CA: Não vivi isso, não. A pandemia chegou quando eu estava voltando de umas férias e quando eu ia me preparar para o “Vai que Cola” em vários níveis. Seria uma volta à academia, algo no rosto... O “Vai que Cola” é um programa para o qual eu tenho que me preparar muito! Corporal, física, mental e emocionalmente. Quem vê o programa, não faz ideia do quanto a gente trabalha para levar tudo aquilo. Meu único projeto esse ano era eu, quando a pandemia começou. Eu malhar, eu fazer não sei o quê, para quando do retorno do programa, eu levasse meu melhor. Ficar em casa não é algo estranho para mim. Cuidar da casa, muito menos. A situação, em si, tudo que a gente viveu nos abateu. Quando vi, estava trincando tanto o meu dente, que o quebrei! Comecei a ficar com uma puta dor de cabeça. Dependendo do que eu via, minha pressão até subia um pouco. Emocionalmente, no começo até que não. Tinha aquilo de “vamos superar, sejamos fortes”. Mas à medida em que tempo passou, eu não conseguia mais ver TV sem chorar. Não entendi quem não se abateu e quem não se abate! O que a gente está vivendo é triste demais! Óbvio que não é para ter medo!
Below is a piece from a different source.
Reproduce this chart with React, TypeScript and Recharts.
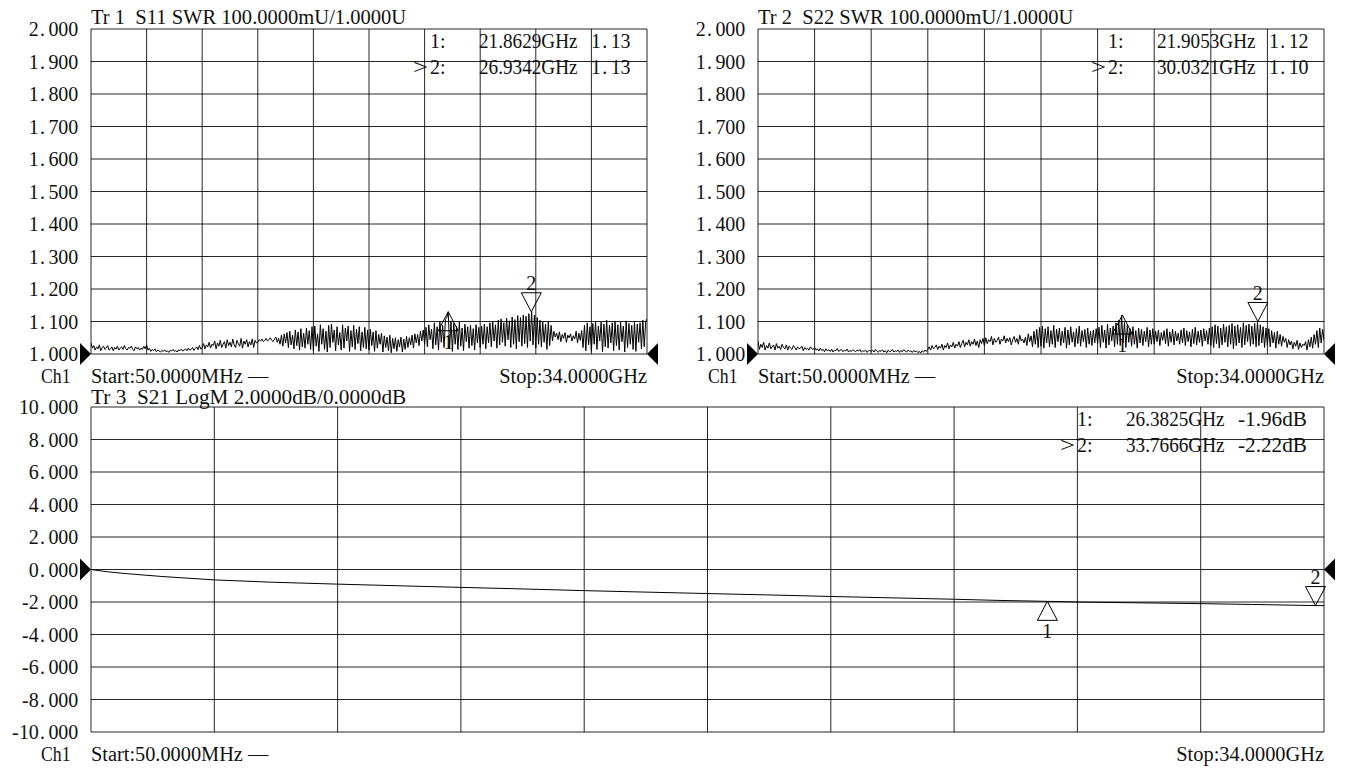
import React from "react";
import { LineChart, Line, XAxis, YAxis, CartesianGrid, ReferenceDot } from "recharts";

// sweep: 50 MHz .. 34 GHz, 401 points
const START_GHZ = 0.05;
const STOP_GHZ = 34;
const freqTicks = [0.05, 3.445, 6.84, 10.235, 13.63, 17.025, 20.42, 23.815, 27.21, 30.605, 34];
const swrTicks = [1.0, 1.1, 1.2, 1.3, 1.4, 1.5, 1.6, 1.7, 1.8, 1.9, 2.0];
const dbTicks = [-10, -8, -6, -4, -2, 0, 2, 4, 6, 8, 10];

// SWR minus 1, in thousandths, one value per sweep point (40 per division)
const s11Milli = [
  34, 18, 26, 12, 22, 16, 28, 10, 20, 24, 14, 18, 26, 12, 16, 22, 10, 20, 15, 24,
  12, 18, 22, 14, 26, 16, 12, 20, 18, 24, 14, 10, 22, 16, 20, 12, 18, 14, 24, 16,
  28, 12, 18, 8, 14, 10, 16, 7, 12, 9, 6, 11, 8, 13, 7, 10, 5, 12, 9, 14,
  8, 11, 6, 13, 10, 15, 9, 12, 16, 10, 18, 12, 14, 20, 11, 17, 22, 13, 26, 15,
  20, 32, 16, 28, 22, 36, 18, 30, 26, 40, 16, 34, 24, 42, 20, 30, 38, 18, 44, 26,
  36, 22, 46, 28, 20, 42, 32, 24, 48, 18, 40, 30, 44, 22, 38, 28, 46, 20, 42, 34,
  36, 44, 40, 46, 38, 42, 48, 40, 44, 50, 42, 38, 46, 52, 36, 48, 30, 58, 24, 62,
  34, 66, 20, 70, 28, 58, 16, 74, 26, 68, 12, 78, 22, 64, 18, 80, 30, 72, 14, 84,
  10, 86, 24, 62, 8, 90, 30, 78, 14, 70, 6, 88, 20, 92, 36, 74, 10, 84, 28, 66,
  12, 90, 18, 80, 40, 86, 8, 72, 22, 88, 14, 76, 32, 84, 10, 68, 20, 82, 16, 74,
  12, 76, 26, 68, 8, 72, 18, 60, 30, 64, 6, 56, 20, 52, 10, 58, 4, 48, 16, 50,
  8, 44, 22, 52, 6, 46, 14, 54, 20, 50, 28, 58, 18, 62, 34, 60, 26, 70, 40, 74,
  30, 82, 22, 90, 44, 76, 16, 96, 28, 84, 12, 100, 36, 88, 20, 106, 112, 130, 18, 102,
  8, 94, 30, 86, 14, 98, 24, 80, 10, 92, 38, 84, 18, 88, 26, 78, 12, 90, 34, 82,
  20, 86, 30, 92, 16, 84, 34, 96, 22, 100, 40, 90, 18, 104, 28, 108, 36, 96, 24, 110,
  44, 102, 20, 114, 30, 106, 16, 118, 38, 112, 24, 120, 32, 116, 20, 124, 40, 132, 28, 120,
  18, 112, 30, 104, 22, 98, 36, 92, 14, 100, 26, 88, 40, 70, 52, 64, 44, 68, 38, 60,
  48, 66, 36, 58, 50, 62, 40, 56, 46, 70, 34, 64, 42, 72, 20, 88, 10, 96, 28, 84,
  8, 94, 30, 100, 14, 86, 40, 98, 6, 92, 22, 104, 18, 88, 34, 96, 10, 100, 26, 90,
  12, 98, 38, 86, 6, 102, 20, 94, 30, 88, 14, 100, 8, 92, 36, 96, 16, 104, 22, 98,
  108,
];

const s22Milli = [
  40, 14, 30, 20, 36, 12, 26, 18, 34, 16, 22, 28, 12, 32, 18, 24, 14, 30, 20, 16,
  28, 12, 24, 18, 14, 26, 20, 12, 22, 16, 18, 24, 10, 20, 14, 18, 12, 22, 16, 14,
  20, 12, 16, 9, 18, 11, 14, 7, 16, 10, 13, 8, 15, 6, 12, 10, 17, 8, 11, 14,
  7, 12, 9, 15, 6, 11, 8, 13, 10, 7, 12, 9, 14, 6, 10, 8, 12, 5, 9, 11,
  8, 12, 6, 14, 9, 5, 11, 8, 13, 6, 10, 4, 12, 7, 9, 14, 6, 10, 8, 12,
  5, 11, 7, 13, 9, 6, 12, 8, 10, 5, 11, 7, 9, 4, 8, 3, 10, 6, 12, 8,
  14, 22, 12, 26, 16, 20, 28, 14, 24, 18, 30, 12, 26, 20, 34, 16, 28, 22, 36, 18,
  30, 24, 38, 20, 32, 42, 22, 36, 28, 44, 24, 38, 30, 46, 26, 40, 20, 44, 32, 48,
  26, 50, 32, 44, 38, 54, 28, 48, 36, 42, 52, 30, 46, 40, 56, 34, 48, 38, 50, 28,
  44, 54, 36, 48, 30, 58, 40, 46, 34, 52, 26, 62, 38, 56, 22, 70, 30, 76, 20, 82,
  24, 86, 18, 78, 34, 84, 22, 72, 30, 88, 20, 76, 38, 80, 26, 70, 34, 82, 18, 74,
  28, 84, 36, 68, 22, 78, 32, 86, 24, 72, 38, 76, 20, 80, 30, 70, 26, 74, 34, 78,
  32, 82, 20, 88, 36, 74, 18, 92, 28, 80, 40, 86, 22, 96, 30, 104, 26, 120, 34, 98,
  20, 90, 36, 78, 24, 84, 30, 72, 18, 80, 34, 76, 26, 70, 38, 82, 22, 74, 30, 78,
  30, 70, 38, 74, 26, 66, 42, 72, 32, 78, 24, 68, 36, 76, 28, 70, 40, 64, 30, 74,
  34, 80, 26, 72, 38, 68, 22, 76, 32, 82, 28, 70, 36, 74, 24, 78, 40, 72, 30, 80,
  26, 84, 20, 90, 32, 86, 18, 80, 28, 92, 36, 84, 22, 88, 30, 94, 16, 86, 26, 90,
  34, 82, 20, 96, 28, 88, 38, 92, 24, 86, 30, 94, 22, 100, 26, 90, 34, 84, 20, 80,
  28, 78, 22, 72, 34, 66, 18, 70, 30, 60, 24, 54, 36, 48, 20, 44, 28, 40, 16, 36,
  24, 42, 14, 34, 20, 30, 26, 38, 12, 44, 22, 52, 18, 60, 30, 72, 20, 80, 34, 76,
  42,
];

const s21Freq = [0.05, 0.5, 1, 2, 3.445, 5, 6.84, 8.5, 10.235, 12, 13.63, 15.5, 17.025, 19, 20.42, 22, 23.815, 25, 26.3825, 27.21, 28.5, 30.605, 32, 33.7666, 34];
const s21Db = [0, -0.14, -0.25, -0.43, -0.64, -0.78, -0.9, -1.0, -1.1, -1.2, -1.3, -1.4, -1.48, -1.58, -1.66, -1.74, -1.83, -1.9, -1.96, -2.0, -2.04, -2.1, -2.15, -2.22, -2.22];

const s11Markers = [
  { id: 1, f: 21.8629, v: 1.13 },
  { id: 2, f: 26.9342, v: 1.13 },
];
const s22Markers = [
  { id: 1, f: 21.9053, v: 1.12 },
  { id: 2, f: 30.0321, v: 1.1 },
];
const s21Markers = [
  { id: 1, f: 26.3825, v: -1.96 },
  { id: 2, f: 33.7666, v: -2.22 },
];

const FONT = '"Liberation Serif", "DejaVu Serif", serif';
const CH = 9.85; // width of one character cell on the analyzer screen
const INK = "#111";

const sweep = (vals: number[]) =>
  vals.map((m, i) => ({ f: START_GHZ + (i * (STOP_GHZ - START_GHZ)) / (vals.length - 1), v: 1 + m / 1000 }));

const s11Data = sweep(s11Milli);
const s22Data = sweep(s22Milli);
const s21Data = s21Freq.map((f, i) => ({ f, v: s21Db[i] }));

type Anchor = "start" | "middle" | "end";

// nudge narrow glyphs inside their cell
const cellShift = (c: string) => (c === "." || c === ":" ? 1.5 : c === "-" ? 3 : 0);

// text laid out in fixed character cells, like the analyzer's screen font
function Txt({ x, y, s, anchor = "start", len }: { x: number; y: number; s: string; anchor?: Anchor; len?: number }) {
  const common = { fontFamily: FONT, fontSize: 20, fill: INK, style: { whiteSpace: "pre" as const } };
  if (/^[-0-9.:]+$/.test(s) && s.length > 2) {
    const w = s.length * CH;
    const x0 = anchor === "end" ? x - w : anchor === "middle" ? x - w / 2 : x;
    const xs = s.split("").map((c, i) => (x0 + i * CH + cellShift(c)).toFixed(2)).join(" ");
    return (
      <text x={xs} y={y} {...common}>
        {s}
      </text>
    );
  }
  if (s.length <= 2 && len === undefined) {
    return (
      <text x={x} y={y} textAnchor={anchor} {...common}>
        {s}
      </text>
    );
  }
  return (
    <text
      x={x}
      y={y}
      textAnchor={anchor}
      textLength={len ?? s.length * CH}
      lengthAdjust={/[A-Za-z>]/.test(s) ? "spacingAndGlyphs" : "spacing"}
      {...common}
    >
      {s}
    </text>
  );
}

function YTick(props: any) {
  const { x, y, payload } = props;
  return <Txt x={x} y={y + 7} s={Number(payload.value).toFixed(3)} anchor="end" />;
}

// frequency axis has no labels, only grid divisions
const NoTick = () => <g />;

const levelShape = (side: "left" | "right") => (p: any) => {
  const { cx, cy } = p;
  const d = side === "left" ? -11 : 11;
  return <polygon points={`${cx},${cy} ${cx + d},${cy - 11} ${cx + d},${cy + 11}`} fill="#000" />;
};

const markerShape = (id: number) => (p: any) => {
  const { cx, cy } = p;
  if (id === 1) {
    return (
      <g>
        <polygon points={`${cx},${cy} ${cx - 10},${cy + 19} ${cx + 10},${cy + 19}`} fill="none" stroke="#000" strokeWidth={1} />
        <Txt x={cx} y={cy + 37} s={String(id)} anchor="middle" />
      </g>
    );
  }
  return (
    <g>
      <polygon points={`${cx},${cy} ${cx - 10},${cy - 19} ${cx + 10},${cy - 19}`} fill="none" stroke="#000" strokeWidth={1} />
      <Txt x={cx} y={cy - 22} s={String(id)} anchor="middle" />
    </g>
  );
};

interface PanelProps {
  left: number;
  top: number;
  width: number;
  height: number;
  margin: { top: number; right: number; bottom: number; left: number };
  yDomain: [number, number];
  yTicks: number[];
  data: { f: number; v: number }[];
  markers: { id: number; f: number; v: number }[];
  level: number;
}

function Panel({ left, top, width, height, margin, yDomain, yTicks, data, markers, level }: PanelProps) {
  return (
    <div style={{ position: "absolute", left, top }}>
      <LineChart width={width} height={height} data={data} margin={margin}>
        <CartesianGrid stroke="#000" strokeOpacity={0.85} />
        <XAxis
          type="number"
          dataKey="f"
          domain={[START_GHZ, STOP_GHZ]}
          ticks={freqTicks}
          interval={0}
          tick={NoTick}
          tickLine={false}
          axisLine={false}
          height={0}
          allowDataOverflow
        />
        <YAxis
          type="number"
          domain={yDomain}
          ticks={yTicks}
          interval={0}
          width={80}
          tick={YTick}
          tickLine={false}
          axisLine={false}
          tickSize={0}
          tickMargin={13}
          allowDataOverflow
        />
        <Line type="linear" dataKey="v" stroke="#000" strokeWidth={1} dot={false} isAnimationActive={false} />
        <ReferenceDot x={START_GHZ} y={level} ifOverflow="visible" shape={levelShape("left")} />
        <ReferenceDot x={STOP_GHZ} y={level} ifOverflow="visible" shape={levelShape("right")} />
        {markers.map((m) => (
          <ReferenceDot key={m.id} x={m.f} y={m.v} ifOverflow="visible" shape={markerShape(m.id)} />
        ))}
      </LineChart>
    </div>
  );
}

function Readout({ x, y, markers, unit }: { x: number; y: number; markers: { id: number; f: number; v: number }[]; unit: string }) {
  return (
    <g>
      {markers.map((m, i) => (
        <g key={m.id}>
          {i === 1 && <Txt x={x - 17} y={y + i * 26} s=">" len={15} />}
          <Txt x={x} y={y + i * 26} s={`${m.id}:`} />
          <Txt x={x + 49} y={y + i * 26} s={`${m.f.toFixed(4)}GHz`} />
          <Txt x={x + 161} y={y + i * 26} s={`${m.v.toFixed(2)}${unit}`} />
        </g>
      ))}
    </g>
  );
}

export default function App() {
  return (
    <div style={{ position: "absolute", left: 0, top: 0, width: 1348, height: 772, background: "#fff" }}>
      <Panel
        left={0}
        top={0}
        width={670}
        height={390}
        margin={{ top: 29, right: 23, bottom: 36, left: 11 }}
        yDomain={[1, 2]}
        yTicks={swrTicks}
        data={s11Data}
        markers={s11Markers}
        level={1}
      />
      <Panel
        left={670}
        top={0}
        width={678}
        height={390}
        margin={{ top: 29, right: 24, bottom: 36, left: 8 }}
        yDomain={[1, 2]}
        yTicks={swrTicks}
        data={s22Data}
        markers={s22Markers}
        level={1}
      />
      <Panel
        left={0}
        top={380}
        width={1348}
        height={392}
        margin={{ top: 27, right: 24, bottom: 40, left: 11 }}
        yDomain={[-10, 10]}
        yTicks={dbTicks}
        data={s21Data}
        markers={s21Markers}
        level={0}
      />
      <svg width={1348} height={772} style={{ position: "absolute", left: 0, top: 0, pointerEvents: "none" }}>
        <Txt x={91} y={24} s="Tr 1  S11 SWR 100.0000mU/1.0000U" />
        <Readout x={430} y={48} markers={s11Markers} unit="" />
        <Txt x={41} y={383} s="Ch1" />
        <Txt x={91} y={383} s="Start:50.0000MHz —" />
        <Txt x={647} y={383} s="Stop:34.0000GHz" anchor="end" />

        <Txt x={758} y={24} s="Tr 2  S22 SWR 100.0000mU/1.0000U" />
        <Readout x={1108} y={48} markers={s22Markers} unit="" />
        <Txt x={708} y={383} s="Ch1" />
        <Txt x={758} y={383} s="Start:50.0000MHz —" />
        <Txt x={1324} y={383} s="Stop:34.0000GHz" anchor="end" />

        <Txt x={91} y={404} s="Tr 3  S21 LogM 2.0000dB/0.0000dB" />
        <Readout x={1077} y={426} markers={s21Markers} unit="dB" />
        <Txt x={41} y={761} s="Ch1" />
        <Txt x={91} y={761} s="Start:50.0000MHz —" />
        <Txt x={1324} y={761} s="Stop:34.0000GHz" anchor="end" />
      </svg>
    </div>
  );
}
Temos de ter coragem de enfrentar a vida. A situação que se apresenta, além do Coronavírus, é muito triste. Isso não é coisa de Deus! É coisa do homem! O homem que causou isso tudo, é o vil metal. É apavorante a quantidade de gente que morreu e isso tem que ser colocado na conta do homem! Temos que rezar muito e pedir muito à energia que habita o universo que o bem tenha força. Porque a maldade está aí soltinha, né?
T+M: Quando for 100% seguro sair de casa, o que queres fazer?
CA: Eu sou muito caseira. Gosto de bater perna na rua durante o dia [ela gargalha]. Quero mais é ver meus amigos, ter contato com a natureza. Mas o que bate mesmo em mim, é rever meus amigos e família, que não vejo há tanto tempo!